GIVEN MATERIAL:

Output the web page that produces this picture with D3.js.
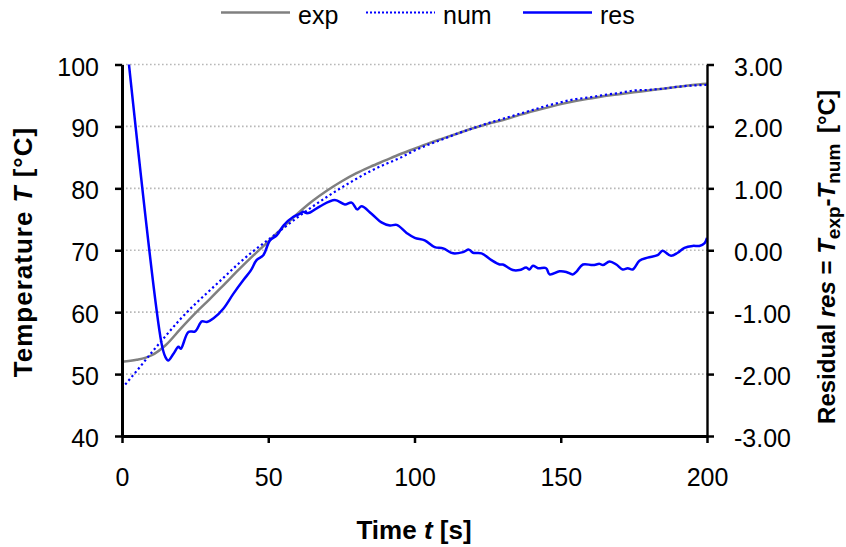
<!DOCTYPE html>
<html>
<head>
<meta charset="utf-8">
<script src="https://cdn.jsdelivr.net/npm/d3@7"></script>
<style>
    body { margin: 0; background: #fff; }
    text { font-family: "Liberation Sans", Arial, sans-serif; fill: #000; }
</style>
</head>
<body>
<div id="chart"></div>
<script>
// time grid of the two temperature curves [s]
var timeS = [0, 5, 10, 15, 20, 25, 30, 35, 40, 45, 50, 55, 60, 65, 70, 75, 80, 85, 90, 95,
    100, 105, 110, 115, 120, 125, 130, 135, 140, 145, 150, 155, 160, 165, 170, 175, 180, 185, 190, 195, 200];

// measured temperature [°C]
var tempExp = [52.0, 52.3, 53.0, 54.7, 57.3, 59.8, 62.1, 64.5, 66.9, 69.2, 71.4, 73.7, 75.9, 77.9, 79.6, 81.1, 82.4, 83.5, 84.5, 85.5,
    86.4, 87.3, 88.1, 88.9, 89.7, 90.4, 91.0, 91.7, 92.4, 93.0, 93.6, 94.1, 94.5, 94.9, 95.2, 95.5, 95.8, 96.1, 96.4, 96.7, 96.9];

// simulated temperature [°C]
var tempNum = [47.7, 50.5, 53.4, 56.2, 58.9, 61.3, 63.5, 65.7, 67.9, 69.9, 71.7, 73.5, 75.3, 77.0, 78.6, 80.1, 81.5, 82.8, 83.9, 84.9,
    86.1, 87.1, 88.0, 88.9, 89.7, 90.5, 91.2, 91.9, 92.6, 93.3, 93.9, 94.4, 94.7, 95.1, 95.4, 95.8, 95.9, 96.1, 96.4, 96.6, 96.7];

// residual res = Texp - Tnum [°C]
var resTime = [0, 13.5, 14.8, 15.8, 17.6, 19.3, 20.1, 22.7, 25, 27.3, 29, 31.3, 34.7, 38.1, 41.5, 44, 46, 48.3, 50.6, 52.9,
    55.2, 58.6, 60.9, 62, 63, 64.3, 67.7, 72.8, 76.2, 78.5, 80.4, 81.9, 85.3, 88.7, 91.6, 93.9, 97.3, 100.1, 103.5, 106.9,
    109.8, 113.2, 116.6, 118.6, 120, 122.9, 126.3, 129.1, 130.2, 133.6, 135.9, 138.2, 139.3, 140.5, 142.2, 145, 146.2, 149.6, 151.9, 154.1,
    155.3, 157.6, 161, 163.3, 164.4, 166.7, 169, 171.2, 172.9, 174.6, 176.9, 179.7, 183.1, 184.8, 187.7, 190, 192.3, 195.1, 197.4, 199.1, 200];
var resValue = [4.07, -1.5, -1.72, -1.78, -1.67, -1.56, -1.59, -1.32, -1.31, -1.15, -1.16, -1.1, -0.94, -0.7, -0.48, -0.33, -0.16, -0.08, 0.16, 0.24,
    0.4, 0.54, 0.59, 0.62, 0.6, 0.61, 0.71, 0.81, 0.74, 0.77, 0.66, 0.71, 0.59, 0.45, 0.4, 0.41, 0.28, 0.2, 0.16, 0.05,
    0.03, -0.05, -0.03, 0.01, -0.04, -0.05, -0.16, -0.23, -0.23, -0.32, -0.32, -0.28, -0.31, -0.25, -0.29, -0.29, -0.39, -0.34, -0.35, -0.39,
    -0.35, -0.23, -0.24, -0.22, -0.24, -0.18, -0.23, -0.31, -0.29, -0.31, -0.17, -0.12, -0.08, -0.01, -0.09, -0.04, 0.04, 0.07, 0.07, 0.11, 0.2];

var xTicks = [0, 50, 100, 150, 200];
var leftTicks = [40, 50, 60, 70, 80, 90, 100];
var rightTicks = [-3, -2, -1, 0, 1, 2, 3];
var seriesNames = ['exp', 'num', 'res'];

var width = 846;
var height = 547;

var svg = d3.select("#chart")
    .append("svg")
    .attr("width", width)
    .attr("height", height);

var x = d3.scaleLinear().domain([0, 200]).range([122, 707]);
var yL = d3.scaleLinear().domain([40, 100]).range([436, 64.5]);
var yR = d3.scaleLinear().domain([-3, 3]).range([436, 64.5]);

svg.append("clipPath")
    .attr("id", "plotClip")
    .append("rect")
    .attr("x", 122)
    .attr("y", 64.5)
    .attr("width", 585)
    .attr("height", 371.5);

// dotted horizontal grid
svg.append("g")
    .selectAll("line")
    .data(leftTicks.filter(function (d) { return d > 40; }))
    .enter()
    .append("line")
    .attr("x1", x(0))
    .attr("x2", x(200))
    .attr("y1", function (d) { return yL(d); })
    .attr("y2", function (d) { return yL(d); })
    .attr("stroke", "#b8b8b8")
    .attr("stroke-width", 1.6)
    .attr("stroke-dasharray", "1.6,2.4");

var lineExp = d3.line()
    .x(function (d, i) { return x(timeS[i]); })
    .y(function (d) { return yL(d); })
    .curve(d3.curveMonotoneX);

var lineRes = d3.line()
    .x(function (d, i) { return x(resTime[i]); })
    .y(function (d) { return yR(d); })
    .curve(d3.curveCatmullRom.alpha(0.5));

var plot = svg.append("g").attr("clip-path", "url(#plotClip)");

plot.append("path")
    .attr("d", lineExp(tempExp))
    .attr("fill", "none")
    .attr("stroke", "#808080")
    .attr("stroke-width", 2.5);

plot.append("path")
    .attr("d", lineExp(tempNum))
    .attr("fill", "none")
    .attr("stroke", "#0000ff")
    .attr("stroke-width", 2.2)
    .attr("stroke-dasharray", "2.2,2.8");

plot.append("path")
    .attr("d", lineRes(resValue))
    .attr("fill", "none")
    .attr("stroke", "#0000ff")
    .attr("stroke-width", 2.5);

// axes
var axisL = svg.append("g")
    .attr("transform", "translate(" + x(0) + ",0)")
    .call(d3.axisLeft(yL).tickValues(leftTicks).tickSize(7).tickSizeOuter(0).tickPadding(16));

var axisR = svg.append("g")
    .attr("transform", "translate(" + x(200) + ",0)")
    .call(d3.axisRight(yR).tickValues(rightTicks).tickSize(7).tickSizeOuter(0).tickPadding(20)
        .tickFormat(function (d) { return d.toFixed(2); }));

var axisB = svg.append("g")
    .attr("transform", "translate(0," + yL(40) + ")")
    .call(d3.axisBottom(x).tickValues(xTicks).tickSize(7).tickSizeOuter(0).tickPadding(25));

[axisL, axisR, axisB].forEach(function (a) {
    a.selectAll("text")
        .style("font-size", "25px")
        .style("font-family", '"Liberation Sans", Arial, sans-serif')
        .attr("fill", "#000");
    a.selectAll("line").attr("stroke", "#000").attr("stroke-width", 2.5);
});
axisL.select(".domain").attr("stroke-width", 3);
axisB.select(".domain").attr("stroke-width", 3);
axisR.select(".domain").attr("stroke-width", 2.4);
axisL.selectAll("text").attr("dy", "0.42em");
axisR.selectAll("text").attr("dy", "0.42em");

// axis titles
var tX = svg.append("text")
    .attr("x", 414)
    .attr("y", 539)
    .attr("text-anchor", "middle")
    .style("font-size", "26px")
    .style("font-weight", "bold");
tX.append("tspan").text("Time ");
tX.append("tspan").style("font-style", "italic").text("t");
tX.append("tspan").text(" [s]");

var tL = svg.append("text")
    .attr("transform", "translate(32,252) rotate(-90)")
    .attr("text-anchor", "middle")
    .style("font-size", "26px")
    .style("font-weight", "bold")
    .style("letter-spacing", "1px");
tL.append("tspan").text("Temperature ");
tL.append("tspan").style("font-style", "italic").text("T");
tL.append("tspan").text(" [°C]");

var tR = svg.append("text")
    .attr("transform", "translate(835,257) rotate(-90)")
    .attr("text-anchor", "middle")
    .style("font-size", "24px")
    .style("font-weight", "bold");
tR.append("tspan").text("Residual ");
tR.append("tspan").style("font-style", "italic").text("res");
tR.append("tspan").text(" = ");
tR.append("tspan").style("font-style", "italic").text("T");
tR.append("tspan").attr("dy", 5).style("font-size", "19px").text("exp");
tR.append("tspan").attr("dy", -5).text("-");
tR.append("tspan").style("font-style", "italic").text("T");
tR.append("tspan").attr("dy", 5).style("font-size", "19px").text("num");
tR.append("tspan").attr("dy", -5).attr("dx", 4).text(" [°C]");

// legend
var legendX = [221, 366, 523];
var legend = svg.append("g");
seriesNames.forEach(function (name, i) {
    var ln = legend.append("line")
        .attr("x1", legendX[i])
        .attr("x2", legendX[i] + 69)
        .attr("y1", 12.5)
        .attr("y2", 12.5)
        .attr("stroke", name == 'exp' ? "#808080" : "#0000ff")
        .attr("stroke-width", name == 'num' ? 2 : 2.5);
    if (name == 'num') {
        ln.attr("stroke-dasharray", "2,2");
    }
    legend.append("text")
        .attr("x", legendX[i] + 77)
        .attr("y", 24)
        .style("font-size", "25px")
        .text(name);
});
</script>
</body>
</html>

SHORT PROBLEM: Your task is to restate word for word the lines from the top of the data to the line containing "96.4, 96.7, 96.9];", both ends included, with every picture left out.

CORRECT RESULT:
Output the web page that produces this picture with D3.js.
<!DOCTYPE html>
<html>
<head>
<meta charset="utf-8">
<script src="https://cdn.jsdelivr.net/npm/d3@7"></script>
<style>
    body { margin: 0; background: #fff; }
    text { font-family: "Liberation Sans", Arial, sans-serif; fill: #000; }
</style>
</head>
<body>
<div id="chart"></div>
<script>
// time grid of the two temperature curves [s]
var timeS = [0, 5, 10, 15, 20, 25, 30, 35, 40, 45, 50, 55, 60, 65, 70, 75, 80, 85, 90, 95,
    100, 105, 110, 115, 120, 125, 130, 135, 140, 145, 150, 155, 160, 165, 170, 175, 180, 185, 190, 195, 200];

// measured temperature [°C]
var tempExp = [52.0, 52.3, 53.0, 54.7, 57.3, 59.8, 62.1, 64.5, 66.9, 69.2, 71.4, 73.7, 75.9, 77.9, 79.6, 81.1, 82.4, 83.5, 84.5, 85.5,
    86.4, 87.3, 88.1, 88.9, 89.7, 90.4, 91.0, 91.7, 92.4, 93.0, 93.6, 94.1, 94.5, 94.9, 95.2, 95.5, 95.8, 96.1, 96.4, 96.7, 96.9];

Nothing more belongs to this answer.